RECORD LIST>
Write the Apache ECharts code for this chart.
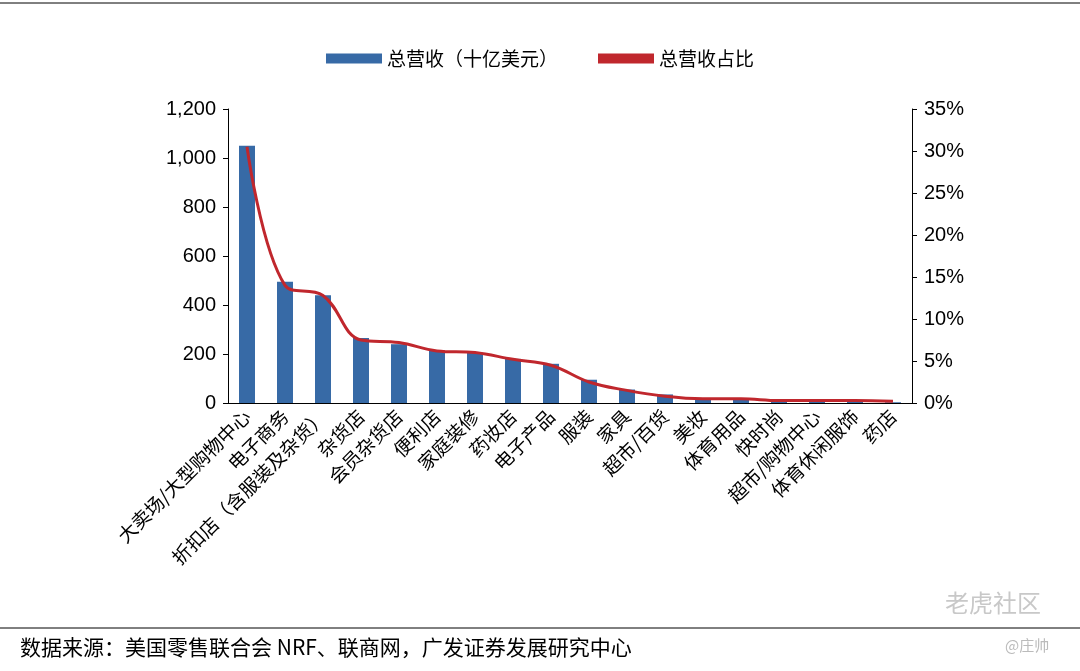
<!DOCTYPE html>
<html>
<head>
<meta charset="utf-8" />
<style>
  body { margin: 0; background: #fff; }
  #chart { width: 1080px; height: 671px; }
</style>
</head>
<body>
<div id="chart"></div>
<script src="https://cdn.jsdelivr.net/npm/echarts@6/dist/echarts.min.js"></script>
<script>
const categories = ['大卖场/大型购物中心', '电子商务', '折扣店（含服装及杂货）', '杂货店', '会员杂货店', '便利店', '家庭装修',
  '药妆店', '电子产品', '服装', '家具', '超市/百货', '美妆', '体育用品', '快时尚', '超市/购物中心', '体育休闲服饰', '药店'];
const revenue = [1050, 495, 440, 265, 240, 215, 205, 180, 160, 95, 55, 35, 20, 15, 8, 6, 5, 3];
const share = [30.5, 14.0, 12.8, 7.5, 7.2, 6.2, 6.0, 5.2, 4.5, 2.5, 1.5, 0.8, 0.5, 0.5, 0.3, 0.3, 0.3, 0.2];

const font = '"Noto Sans CJK SC", sans-serif';
const chart = echarts.init(document.getElementById('chart'));
chart.setOption({
  animation: false,
  textStyle: { fontFamily: font, color: '#000' },
  legend: {
    top: 44, left: 'center', itemGap: 40, itemWidth: 56, itemHeight: 10,
    textStyle: { fontSize: 19, color: '#000' },
    data: [
      { name: '总营收（十亿美元）', icon: 'rect' },
      { name: '总营收占比', icon: 'rect', itemStyle: { color: '#c0272d' } }
    ]
  },
  grid: { left: 228, right: 168, top: 109, bottom: 268 },
  xAxis: {
    type: 'category', data: categories,
    axisLine: { lineStyle: { color: '#000' } },
    axisTick: { lineStyle: { color: '#000' }, length: 6 },
    axisLabel: { rotate: 45, interval: 0, fontSize: 19, color: '#000', margin: 10 }
  },
  yAxis: [
    {
      type: 'value', min: 0, max: 1200, interval: 200,
      axisLine: { show: true, lineStyle: { color: '#000' } },
      axisTick: { show: true, lineStyle: { color: '#000' } },
      splitLine: { show: false },
      axisLabel: { fontSize: 20, color: '#000', fontFamily: 'Liberation Sans, Arial', margin: 12,
        formatter: v => v.toLocaleString('en-US') }
    },
    {
      type: 'value', min: 0, max: 35, interval: 5,
      axisLine: { show: true, lineStyle: { color: '#000' } },
      axisTick: { show: true, lineStyle: { color: '#000' } },
      splitLine: { show: false },
      axisLabel: { fontSize: 20, color: '#000', fontFamily: 'Liberation Sans, Arial', margin: 12, formatter: '{value}%' }
    }
  ],
  series: [
    {
      name: '总营收（十亿美元）', type: 'bar', data: revenue, barWidth: 16,
      itemStyle: { color: '#376aa6' }
    },
    {
      name: '总营收占比', type: 'line', yAxisIndex: 1, data: share, smooth: 0.4,
      symbol: 'none', lineStyle: { color: '#c0272d', width: 3 }, itemStyle: { color: '#c0272d' }
    }
  ],
  graphic: [
    { type: 'line', shape: { x1: 0, y1: 3, x2: 1080, y2: 3 }, style: { stroke: '#000', lineWidth: 1 } },
    { type: 'line', shape: { x1: 0, y1: 628, x2: 1080, y2: 628 }, style: { stroke: '#000', lineWidth: 1 } },
    { type: 'text', left: 20, top: 637, style: { text: '数据来源：美国零售联合会 NRF、联商网，广发证券发展研究中心', fontSize: 21, fill: '#000', fontFamily: font } },
    { type: 'text', left: 945, top: 591, style: { text: '老虎社区', fontSize: 24, fill: '#c8c8c8', fontFamily: font } },
    { type: 'text', left: 1005, top: 638, style: { text: '@庄帅', fontSize: 15, fill: '#bbb', fontFamily: font } }
  ]
});
</script>
</body>
</html>
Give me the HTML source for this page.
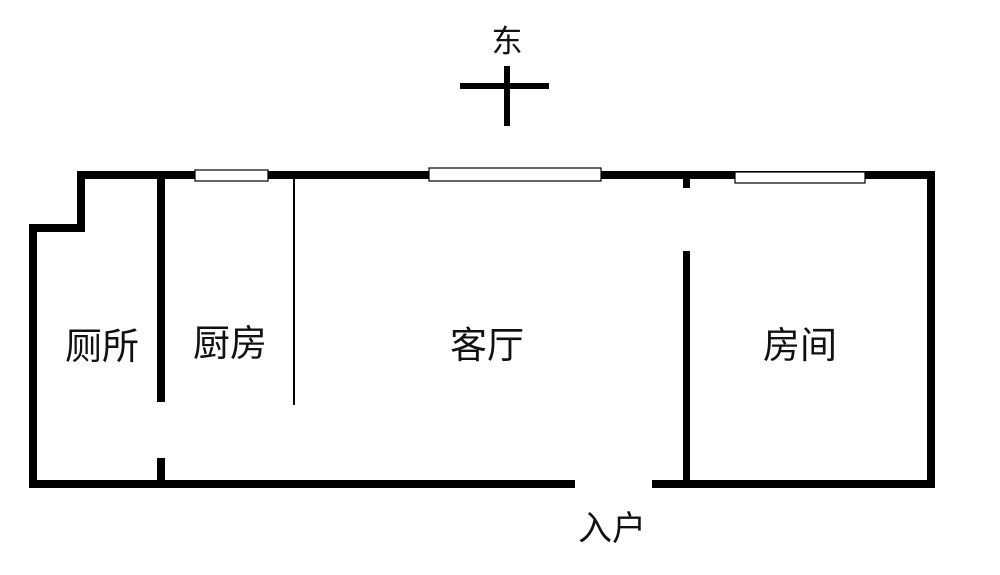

TASK INSTRUCTIONS>
Print the records above exactly as they stand, but leave out the pictures.

FINAL RESULT>
Write the Apache ECharts code for this chart.
<!DOCTYPE html>
<html>
<head>
<meta charset="utf-8" />
<style>
  body { margin: 0; background: #fff; }
  #chart { width: 1080px; height: 671px; }
</style>
</head>
<body>
<div id="chart"></div>
<script src="https://cdn.jsdelivr.net/npm/echarts@6/dist/echarts.min.js"></script>
<script>
const categories = ['大卖场/大型购物中心', '电子商务', '折扣店（含服装及杂货）', '杂货店', '会员杂货店', '便利店', '家庭装修',
  '药妆店', '电子产品', '服装', '家具', '超市/百货', '美妆', '体育用品', '快时尚', '超市/购物中心', '体育休闲服饰', '药店'];
const revenue = [1050, 495, 440, 265, 240, 215, 205, 180, 160, 95, 55, 35, 20, 15, 8, 6, 5, 3];
const share = [30.5, 14.0, 12.8, 7.5, 7.2, 6.2, 6.0, 5.2, 4.5, 2.5, 1.5, 0.8, 0.5, 0.5, 0.3, 0.3, 0.3, 0.2];

const font = '"Noto Sans CJK SC", sans-serif';
const chart = echarts.init(document.getElementById('chart'));
chart.setOption({
  animation: false,
  textStyle: { fontFamily: font, color: '#000' },
  legend: {
    top: 44, left: 'center', itemGap: 40, itemWidth: 56, itemHeight: 10,
    textStyle: { fontSize: 19, color: '#000' },
    data: [
      { name: '总营收（十亿美元）', icon: 'rect' },
      { name: '总营收占比', icon: 'rect', itemStyle: { color: '#c0272d' } }
    ]
  },
  grid: { left: 228, right: 168, top: 109, bottom: 268 },
  xAxis: {
    type: 'category', data: categories,
    axisLine: { lineStyle: { color: '#000' } },
    axisTick: { lineStyle: { color: '#000' }, length: 6 },
    axisLabel: { rotate: 45, interval: 0, fontSize: 19, color: '#000', margin: 10 }
  },
  yAxis: [
    {
      type: 'value', min: 0, max: 1200, interval: 200,
      axisLine: { show: true, lineStyle: { color: '#000' } },
      axisTick: { show: true, lineStyle: { color: '#000' } },
      splitLine: { show: false },
      axisLabel: { fontSize: 20, color: '#000', fontFamily: 'Liberation Sans, Arial', margin: 12,
        formatter: v => v.toLocaleString('en-US') }
    },
    {
      type: 'value', min: 0, max: 35, interval: 5,
      axisLine: { show: true, lineStyle: { color: '#000' } },
      axisTick: { show: true, lineStyle: { color: '#000' } },
      splitLine: { show: false },
      axisLabel: { fontSize: 20, color: '#000', fontFamily: 'Liberation Sans, Arial', margin: 12, formatter: '{value}%' }
    }
  ],
  series: [
    {
      name: '总营收（十亿美元）', type: 'bar', data: revenue, barWidth: 16,
      itemStyle: { color: '#376aa6' }
    },
    {
      name: '总营收占比', type: 'line', yAxisIndex: 1, data: share, smooth: 0.4,
      symbol: 'none', lineStyle: { color: '#c0272d', width: 3 }, itemStyle: { color: '#c0272d' }
    }
  ],
  graphic: [
    { type: 'line', shape: { x1: 0, y1: 3, x2: 1080, y2: 3 }, style: { stroke: '#000', lineWidth: 1 } },
    { type: 'line', shape: { x1: 0, y1: 628, x2: 1080, y2: 628 }, style: { stroke: '#000', lineWidth: 1 } },
    { type: 'text', left: 20, top: 637, style: { text: '数据来源：美国零售联合会 NRF、联商网，广发证券发展研究中心', fontSize: 21, fill: '#000', fontFamily: font } },
    { type: 'text', left: 945, top: 591, style: { text: '老虎社区', fontSize: 24, fill: '#c8c8c8', fontFamily: font } },
    { type: 'text', left: 1005, top: 638, style: { text: '@庄帅', fontSize: 15, fill: '#bbb', fontFamily: font } }
  ]
});
</script>
</body>
</html>
Give me the HTML source for this page.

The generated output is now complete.